While Congress has acted to avert devastating cuts to Medicare payment, the reality is that this system has not seen a real update that reflects increasing practice costs in two decades. That unacceptable lag is putting enormous pressure on physician practices and jeopardizing the health safety net that patients rely on in communities across the country.
We need fundamental reforms to stabilize this vital program and prioritize continued access to care for Medicare patients. This includes financial stability that predictably updates physician payments to reflect inflation.
Physicians draw on their unique skills, extensive experience, clinical judgment and the highest level of education and training in diagnosing and treating patients. A physician is the most capable and cost-effective leader in team-based models of health care delivery, in which each team member fills a clearly defined role based on his or her training and expertise.
Patients rely on physicians to direct the care they receive, and the Recovery Plan for America’s Physicians presses our AMA’s vigorous opposition to inappropriate scope of practice expansions by nonphysicians.
Every member of health care teams brings important skills to patient care, and nonphysicians made major contributions during the pandemic. That said, patient safety demands that we lift up physicians for their expertise as leaders of health care teams, and the AMA Scope of Practice Partnership with more than 100 national, state and specialty medical associations remains dedicated to that goal.
Prior authorization programs that insurers use to deny care and increase their own profits have grown out of control and must be right-sized. The AMA Recovery Plan for America’s Physicians will press the fight against this archaic process that delays necessary medical care and routinely causes patients to abandon treatment entirely—often with disastrous results.
I recall when prior authorization was focused on a few brand-new, high-cost medications or procedures.
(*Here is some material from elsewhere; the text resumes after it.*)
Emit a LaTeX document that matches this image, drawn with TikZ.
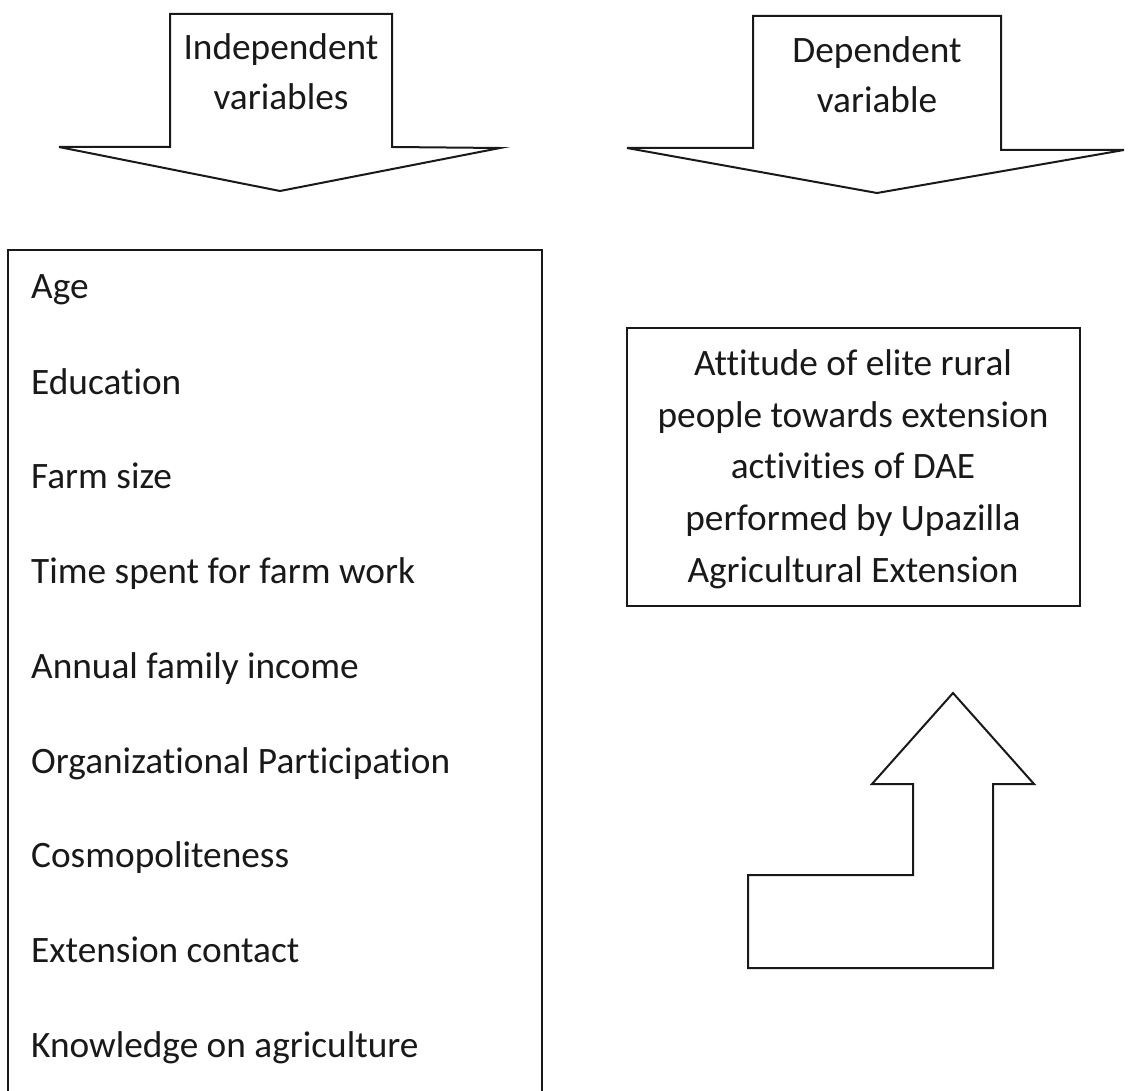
\documentclass[tikz,border=0pt]{standalone}
\usepackage{fontspec}
\setmainfont{Carlito}[Ligatures={NoCommon}]
\begin{document}
\begin{tikzpicture}[x=1pt,y=-1pt,
  shapeline/.style={draw=black!90, line width=2pt, line join=miter},
  lbl/.style={inner sep=0pt, font=\fontsize{37.3}{44}\selectfont, text=black!90},
  item/.style={lbl, anchor=base west}]
\useasboundingbox[fill=white] (0,0) rectangle (1130,1091);
% top-left down arrow
\draw[shapeline] (170,14) -- (392,14) -- (392,147) -- (500,148) -- (280,191) -- (59,147) -- (170,147) -- cycle;
\node[lbl, anchor=base] (indep1) at (281,60) {Independent};
\node[lbl, anchor=base] (indep2) at (281,110) {variables};
% top-right down arrow
\draw[shapeline] (753,16) -- (1001,16) -- (1001,150) -- (1124,150) -- (877,193) -- (627,148) -- (753,148) -- cycle;
\node[lbl, anchor=base] (dep1) at (877,63) {Dependent};
\node[lbl, anchor=base] (dep2) at (877,113) {variable};
% left box
\draw[shapeline] (8,1100) -- (8,250) -- (542,250) -- (542,1100);
\node[item] (v1) at (31,299) {Age};
\node[item] (v2) at (31,394) {Education};
\node[item] (v3) at (31,488) {Farm size};
\node[item] (v4) at (31,583) {Time spent for farm work};
\node[item] (v5) at (31,678) {Annual family income};
\node[item] (v6) at (31,773) {Organizational Participation};
\node[item] (v7) at (31,867) {Cosmopoliteness};
\node[item] (v8) at (31,962) {Extension contact};
\node[item] (v9) at (31,1057) {Knowledge on agriculture};
% right box
\draw[shapeline] (627,328) rectangle (1080,606);
\node[lbl, anchor=base] (att1) at (853,375) {Attitude of elite rural};
\node[lbl, anchor=base] (att2) at (853,427) {people towards extension};
\node[lbl, anchor=base] (att3) at (853,478) {activities of DAE};
\node[lbl, anchor=base] (att4) at (853,530) {performed by Upazilla};
\node[lbl, anchor=base] (att5) at (853,582) {Agricultural Extension};
% bent up arrow
\draw[shapeline] (953,693) -- (1034,784) -- (993,784) -- (993,968) -- (748,968) -- (748,875) -- (913,875) -- (913,784) -- (872,784) -- cycle;
\end{tikzpicture}
\end{document}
But when prescribing even a generic steroid cream invented in the 1960s to my dermatology patients started to involve several days of faxes, phone calls and appeals talking to health plan decision-makers who aren’t physicians and haven’t heard of the diseases I’m treating, it became clear to me that we had sunk to a new low.
Physician practices, faced with a growing burden from these overused, costly, and inefficient prior authorizations, are forced to devote substantial time and resources to get patients the evidence-based care they need. That time should be devoted to patient care, not wasteful paperwork and maddening arguments to get appropriate medications and procedures approved.
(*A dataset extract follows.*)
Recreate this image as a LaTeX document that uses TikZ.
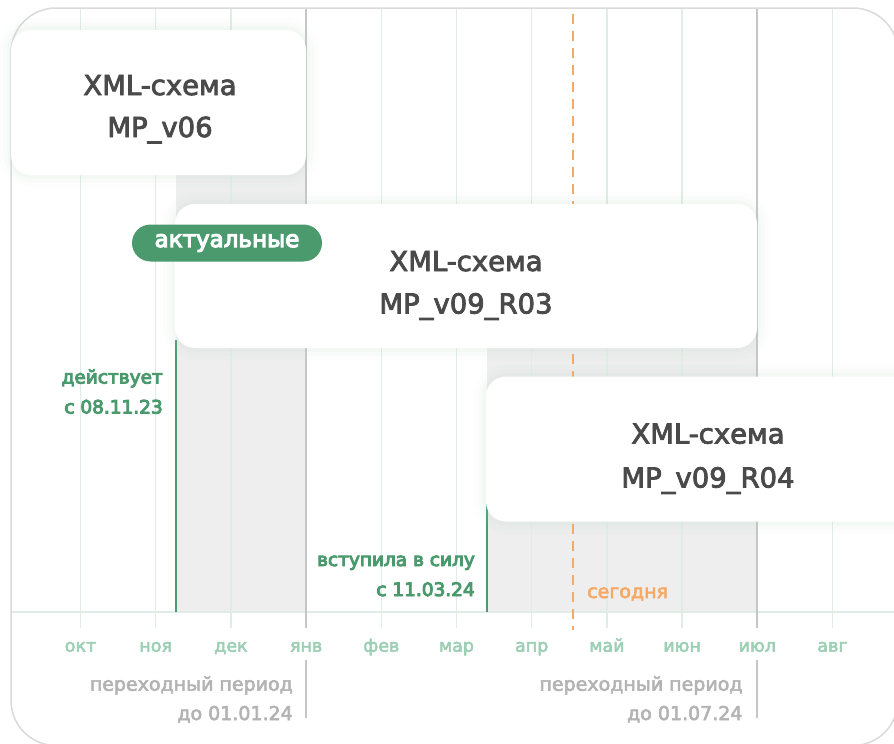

Widespread calls for prior authorization reform have largely been ignored, and sometimes actively opposed, by health insurers. That’s why the AMA is aggressively fighting and making progress in Congress and state legislatures, as well as pursuing a grassroots advocacy campaign, for the benefit of patients and physicians alike.
Addressing and alleviating physician burnout—an AMA priority for more than a decade—has never been more important than it is today. A projected physician shortage that existed before the pandemic has been exacerbated by COVID-19.
Reducing levels of burnout and overall job dissatisfaction that are driving these findings can be accomplished by removing barriers that leave physicians feeling powerless and wholly unable to do what they do best and what drew them to careers in medicine: caring for patients. Promoting physician well-being also means stripping away the stigma that surrounds mental illness and can deter physicians from seeking treatment for health issues for fear of licensing sanctions.
Physicians bravely answered the call and put everything on the line during the darkest days of this pandemic. They deserve more than our thanks and our gratitude. They deserve our most sincere effort to fight for the changes our health system desperately needs—for the betterment of both physicians and patients.